For my earlier articles about seeking fish and solitude in South Park, see my blog from October 2019 and May 2020: https://hooknfly.com/2020/06/07/on-the-road-to-riches-finding-fish-and-solitude-in-south-park/ and https://hooknfly.com/2019/10/07/mission-impossible-searching-for-fish-and-solitude-in-south-park/
Undaunted, I continue my quest for fish and solitude in South Park, Colorado, a vast National Heritage Area whose waters like the South Platte’s Dream Stream and Eleven Mile Canyon attract hordes of anglers like moths to the proverbial flame. Now admittedly they do catch some trophies, but also find at times six-foot social distancing is a real challenge to achieve. Not exactly my cup of tea.
For over twenty years now I have traveled from my cabin near Salida to Denver and back for work and now more often to see my #1 sweetheart granddaughter Aly. Every time I whizzed by a sign on U.S. Highway 285 near Kenosha Pass beckoning me to the Lost Creek Wilderness.
The preserve, a vast 120,000-acre sanctuary, was created in 1980 in Pike National Forest by the 1980 Colorado Wilderness Act.

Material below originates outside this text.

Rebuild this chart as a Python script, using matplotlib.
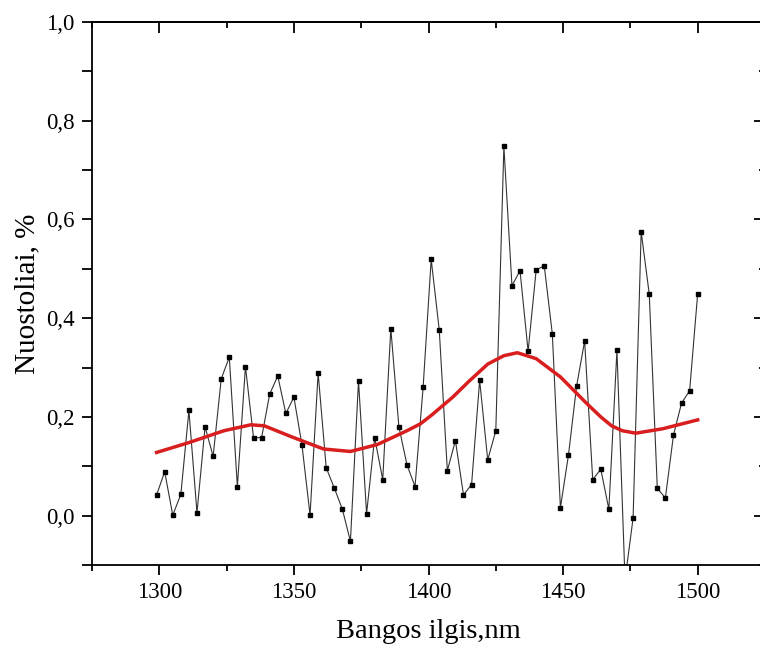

Parts of it had been set aside as early as 1963 as a protected scenic area. It takes its name from the small stream that flows for miles in a wide valley then mysteriously disappears into a jumble of rocks and boulders, only to reappear miles downstream as Goose Creek. This is not your typical Colorado high-mountain wilderness with jagged peaks covered with snow well into summer. Instead the more gentle landscape, most of it below treeline, is marked with random knobs, domes, pinnacles, and arches.
There was never much mining or logging here, again in contrast to many other wilderness areas, just mostly grazing. In the late 1800s there was a uniquely western half-baked reservoir scheme to dam Lost Creek underground where it intersects Reservoir Gulch. Not surprisingly, the enterprise failed, a few remaining structures testifying to the folly.
Fortunately before it disappears, Lost Creek seems to offer the prospect of over five miles of fishing in a picture-perfect setting. I figure it’s high time to explore the creek. My on-line sleuthing finds a lot of information about hiking in the miles of trails in the wilderness, but very little about fishing the creek. A couple of posts do mention eager brook trout, and that’s enough to tip the scales in favor of some additional on-the-water piscatorial research.